NEW DELHI: The trial in a corruption case against a CONCOR executive will begin soon, after a decade-long delay, as the CBI has now submitted a crucial forensic report and the sanction for prosecution before a court in a chargesheet filed in 2011, officials said.
The delay in the case against Container Corporation of India (CONCOR) executive Priyabrata Mitra was mainly attributed to getting the sanction for prosecution but during a review, it also came to light that a CBI official had kept a crucial forensic report furnished by the Central Forensic Science Laboratory (CFSL) in 2012 under wraps.
Departmental proceedings against the erring officer have been initiated.
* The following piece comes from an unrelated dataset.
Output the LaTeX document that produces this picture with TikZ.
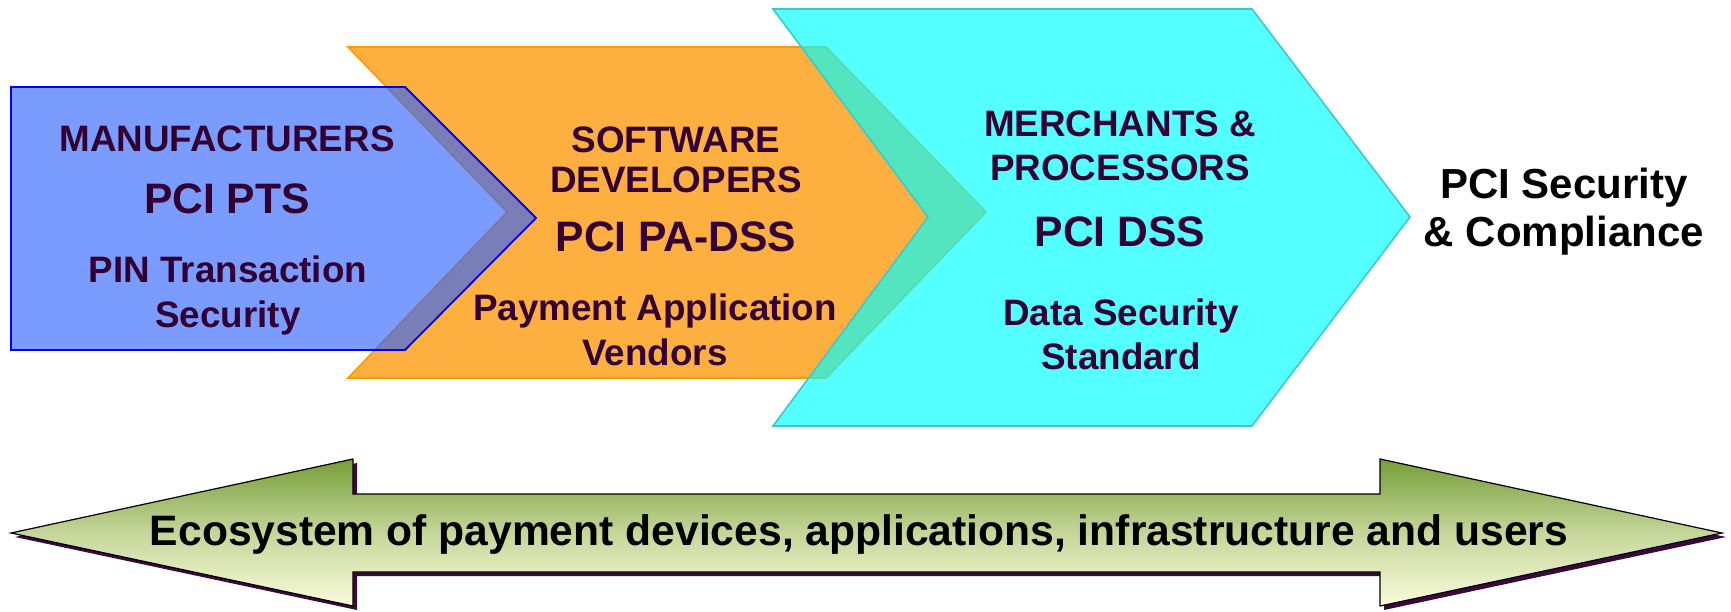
\documentclass[tikz,border=0pt]{standalone}
\usepackage{fontspec}
\setmainfont{Liberation Sans}
\usetikzlibrary{positioning}

\definecolor{labelpurple}{RGB}{51,0,51}
\definecolor{ptsblue}{RGB}{46,98,255}
\definecolor{ptsline}{RGB}{0,0,255}
\definecolor{paorange}{RGB}{253,176,64}
\definecolor{paline}{RGB}{255,153,0}
\definecolor{dsscyan}{RGB}{0,255,255}
\definecolor{dssline}{RGB}{64,200,200}
\definecolor{ecotop}{RGB}{118,158,54}
\definecolor{ecobottom}{RGB}{250,251,220}
\definecolor{ecoshadow}{RGB}{58,8,58}

\begin{document}
\begin{tikzpicture}[x=0.5pt, y=-0.5pt,
    lbl/.style={font=\fontsize{18.4}{22.5}\selectfont\bfseries, text=labelpurple, align=center, inner sep=0pt},
    std/.style={font=\fontsize{21.3}{24}\selectfont\bfseries, text=labelpurple, inner sep=0pt}]
    \useasboundingbox (0,0) rectangle (1731,611);

    % Chevrons
    \filldraw[fill=paorange, draw=paline, line width=0.8pt]
        (348,47) -- (826,47) -- (986,212) -- (826,378) -- (348,378) -- (507,212) -- cycle;
    \filldraw[fill=dsscyan, fill opacity=0.67, draw=dssline, line width=0.8pt]
        (773,9) -- (1252,9) -- (1410,217) -- (1252,426) -- (773,426) -- (928,217) -- cycle;
    \filldraw[fill=ptsblue, fill opacity=0.63, draw=ptsline, line width=0.9pt]
        (11,87) -- (405,87) -- (536,218) -- (405,350) -- (11,350) -- cycle;

    % Manufacturers
    \node[lbl] (mfr) at (227,139) {MANUFACTURERS};
    \node[std] (pts) at (227,199) {PCI PTS};
    \node[lbl] (pin) at (228,295) {PIN Transaction\\Security};
    % Software developers
    \node[lbl, font=\fontsize{18.4}{20}\selectfont\bfseries] (swdev) at (676,160) {SOFTWARE\\DEVELOPERS};
    \node[std] (padss) at (676,237) {PCI PA-DSS};
    \node[lbl] (pav) at (655,330) {Payment Application\\Vendors};
    % Merchants
    \node[lbl, font=\fontsize{18.4}{22}\selectfont\bfseries] (mp) at (1120,146) {MERCHANTS \&\\PROCESSORS};
    \node[std] (dss) at (1120,232) {PCI DSS};
    \node[lbl, font=\fontsize{18.4}{22}\selectfont\bfseries] (dsstd) at (1121,334) {Data Security\\Standard};
    % Result
    \node[lbl, text=black, font=\fontsize{21}{24}\selectfont\bfseries] (compl) at (1564,212) {PCI Security\\\& Compliance};

    % Ecosystem arrow
    \fill[ecoshadow, xshift=2pt, yshift=-2pt]
        (11,533) -- (353,459) -- (353,494) -- (1380,494) -- (1380,459) -- (1722,533)
        -- (1380,606) -- (1380,572) -- (353,572) -- (353,606) -- cycle;
    \shade[top color=ecotop, bottom color=ecobottom, middle color=ecotop!40!ecobottom, draw=black, line width=0.6pt]
        (11,533) -- (353,459) -- (353,494) -- (1380,494) -- (1380,459) -- (1722,533)
        -- (1380,606) -- (1380,572) -- (353,572) -- (353,606) -- cycle;
    \node[font=\fontsize{21.3}{24}\selectfont\bfseries, inner sep=0pt] (eco) at (859,534)
        {Ecosystem of payment devices, applications, infrastructure and users};
\end{tikzpicture}
\end{document}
The case seems to have finally taken off after a pause of 10 years when a special court on Saturday set the date of August 14 for further proceedings, underlining the need for "expeditious hearings" from now on.
The Central Bureau of Investigation (CBI) had filed the chargesheet in the case of alleged abuse of official position for personal gains in 2011 against seven people, including Mitra, the then managing director of Bharat Oil Company Naresh Manglani and customs department officials.
The agency did not file the mandatory sanction for prosecution against Mitra and others, needed from the Centre to proceed with the trial against them, along with the chargesheet, prompting the court to adjourn the matter sine die in 2012, officials said.
It is alleged that Mitra, in a criminal conspiracy with customs department officials, manipulated the weight as well as faked destruction of hazardous waste in the containers kept at the Inland Container Depot, Tughlakabad to benefit the oil company.
The company, in pursuance of the alleged conspiracy, had submitted bills to the tune of Rs 3.04 crore, which were stopped after a joint surprise check by the CBI with the vigilance department in 2010.
In case of government officials charged by the CBI, a sanction for prosecution from the department concerned has to be taken mandatorily by the agency and submitted before the court.
After a long wait of nine years, on October 26, 2021, the CBI submitted the government's sanction to prosecute Mitra to the court and informed that it was declined the same in the case of other chargesheeted accused -- superintendents Om Pal Singh and Gagan Gupta and Inspector Paramjit Singh -- by the customs department.
It is the government's prerogative to grant or decline the sanction.
It has been "declined" against the three customs officials and hence, the case against them will not proceed, the agency said.
"The file was subsequently revived on October 26, 2021 after the intimation regarding sanction was filed by the IO (investigating officer). Undoubtedly, the matter requires expeditious proceedings hereon."
"The IO is directed to appear on the next date and the Ld PP (Public Prosecutor) for CBI, who has recently been posted to this court, is directed to be fully conversant with the file," the court noted in its July 2 order and fixed the matter for August 14 for further proceedings.
If the delay in the government's sanction was not enough, a major lacuna also surfaced on the part of the agency, which recently filed a crucial evidence in the case -- a 10-year-old forensic report from the CFSL dated September 10, 2012 -- that has been lying in the agency's closet since then.
Terming it an enormous delay, the court had sought an explanation from the agency as regards why the report was not filed for a decade.
The CBI conducted an enquiry, which showed that the previous investigating officer, DSP Satendra Singh, had not handed over the complete charge of the case to his successor.
The central agency, after coming to know of the major lacuna, opened a disciplinary case against Singh.
Delay in granting the sanction for prosecution by government departments has been a long-standing grievance and was flagged by the Standing Committee for Department of Personnel, Public Grievances and Law and Justice in its March 2022 report.
The committee had expressed concerns over the vigilance cases, including those involving serious allegations, pending sanction for prosecution beyond the stipulated time limit of three months.
"The committee is strongly concerned to note that not granting sanction for prosecution within the stipulated time limit has become a routine affair," it had noted and recommended that the relevant provisions be amended and the Central Vigilance Commission (CVC) empowered to take necessary action in such cases where the competent authority fails to grant the sanction for prosecution within the stipulated time limit without valid reasons.